Another well known pension fund that has garnered a lot of attention is the Ontario Teacher’s Pension Plan. Once an owner of the cash creating, Maple Leafs Sports and Entertainment, this pension fund has done extremely well since 2002 earning an average return of 9.7% compounded annually. Again during that time span we had the stock market crash of 2008. So how did the teacher’s do so well? They also employ a well diversified portfolio:
- 47% in equities
- 48% in fixed income
- 5% in commodities
- 23% in real estate
- -23% in financing activities (loans to finance other assets)
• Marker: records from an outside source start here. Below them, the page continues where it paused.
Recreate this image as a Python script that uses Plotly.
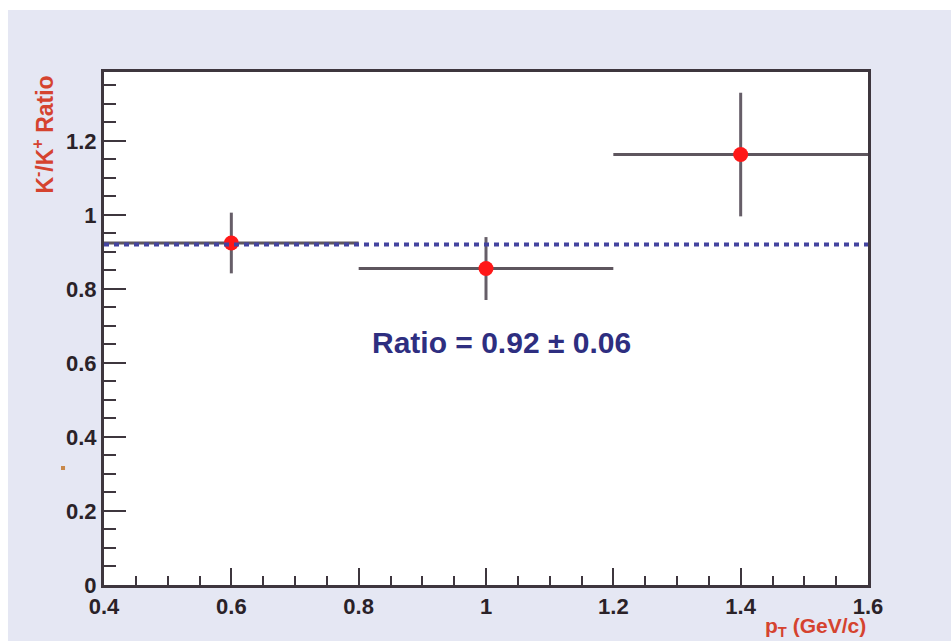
import plotly.graph_objects as go

# ---- data ----
pt = [0.6, 1.0, 1.4]
pt_halfwidth = [0.2, 0.2, 0.2]
ratio = [0.924, 0.855, 1.163]
ratio_err = [0.082, 0.085, 0.167]

fit_x = [0.4, 1.6]
fit_value = 0.92
fit_label = "Ratio = 0.92 ± 0.06"

x_tickvals = [0.4, 0.6, 0.8, 1.0, 1.2, 1.4, 1.6]
x_ticktext = ["0.4", "0.6", "0.8", "1", "1.2", "1.4", "1.6"]
y_tickvals = [0, 0.2, 0.4, 0.6, 0.8, 1.0, 1.2]
y_ticktext = ["0", "0.2", "0.4", "0.6", "0.8", "1", "1.2"]

FONT = "Liberation Sans, Arial, sans-serif"
AXIS_COL = "#3e363e"
BAR_COL = "#5e565e"

fig = go.Figure()

# data points with error bars
fig.add_trace(go.Scatter(
    x=pt, y=ratio, mode="markers",
    marker=dict(color="#ff1818", size=15, line=dict(width=0)),
    error_x=dict(type="data", array=pt_halfwidth, color=BAR_COL, thickness=3, width=0),
    error_y=dict(type="data", array=ratio_err, color="#665e68", thickness=3, width=0),
    showlegend=False, hoverinfo="skip",
))

# fitted constant (dotted blue line)
fig.add_trace(go.Scatter(
    x=fit_x, y=[fit_value] * len(fit_x), mode="lines",
    line=dict(color="#4444a0", width=4, dash="5px,5px"),
    showlegend=False, hoverinfo="skip",
))

axis_common = dict(
    showline=True, linecolor=AXIS_COL, linewidth=3, mirror=True,
    showgrid=False, zeroline=False, ticks="inside", tickwidth=2,
    tickcolor=AXIS_COL,
    tickfont=dict(family=FONT, size=22, color="#2a2228", weight="bold"),
)

fig.update_xaxes(
    range=[0.4, 1.6], tickvals=x_tickvals, ticktext=x_ticktext,
    ticklen=17,
    minor=dict(dtick=0.05, ticks="inside", ticklen=9, tickwidth=2, tickcolor=AXIS_COL, tick0=0.4),
    **axis_common,
)
fig.update_yaxes(
    range=[0, 1.386], tickvals=y_tickvals, ticktext=y_ticktext,
    ticklen=22,
    minor=dict(dtick=0.05, ticks="inside", ticklen=12, tickwidth=2, tickcolor=AXIS_COL, tick0=0),
    **axis_common,
)

RED = "#d5432f"
fig.add_annotation(
    text="K<sup>-</sup>/K<sup>+</sup> Ratio", textangle=-90,
    xref="paper", yref="paper", x=-0.0798, y=0.878,
    xanchor="center", yanchor="middle", showarrow=False,
    font=dict(family=FONT, size=23, color=RED, weight="bold"),
)
fig.add_annotation(
    text="p<sub>T</sub> (GeV/c)",
    xref="paper", yref="paper", x=1.0, y=-0.081,
    xanchor="right", yanchor="middle", showarrow=False,
    font=dict(family=FONT, size=21, color=RED, weight="bold"),
)
fig.add_annotation(
    text=fit_label, xref="x", yref="y", x=1.025, y=0.654,
    xanchor="center", yanchor="middle", showarrow=False,
    font=dict(family=FONT, size=30, color="#2e2e80", weight="bold"),
)

# white scan border strips and small speck outside the plot area
fig.add_shape(type="rect", xref="paper", yref="paper", x0=-0.2, x1=1.2, y0=1.1209, y1=1.2,
              fillcolor="white", line=dict(width=0), layer="below")
fig.add_shape(type="rect", xref="paper", yref="paper", x0=-0.2, x1=-0.1257, y0=-0.2, y1=1.2,
              fillcolor="white", line=dict(width=0), layer="below")
fig.add_shape(type="rect", xref="paper", yref="paper", x0=-0.0563, x1=-0.0510, y0=0.2242, y1=0.2320,
              fillcolor="#c8884a", line=dict(width=0))

fig.update_layout(
    width=951, height=641,
    margin=dict(l=104, r=83, t=72, b=56),
    paper_bgcolor="#e5e7f3", plot_bgcolor="white",
    font=dict(family=FONT),
)

fig.write_html("out.html")
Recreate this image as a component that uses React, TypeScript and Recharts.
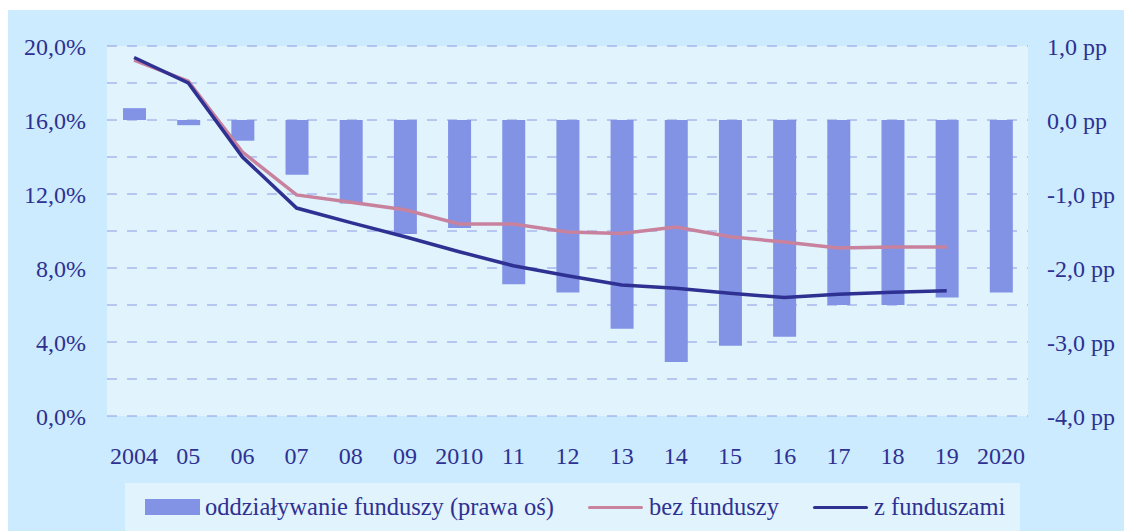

Both these pension plans have averaged almost 10% gains annually for the last ten years. Does this mean they picked the right stocks all the time? Certainly not. If you were to look at the performance of the Teacher’s Pension Plan in fiscal year 2008, and the Canadian Pension Plan in fiscal year 2009, each of the funds lost 18% and 18.9% respectively. This meant that the entire pension portfolio lost almost 20% of it’s value during the crash. The pension managers didn’t panic, nor did they sell off all their equities and switch to fixed income or real estate. They stuck with a balanced and diversified portfolio and held through the turbulent times. The result was still an average gain of almost 10% over a decade. Remember that for something that goes down, something else will go up to counter balance. Having that diversity helps you get the best of both worlds.
If making ten percent was so simple why can’t we all do it? Why don’t we mimic these diversified portfolios for our own personal financial plan. If they are already saving for your retirement, why not follow the same strategy for your own. Remember that one bad year doesn’t make or break your financial well-being. Stick to a plan, build a diversified portfolio and let time do its thing.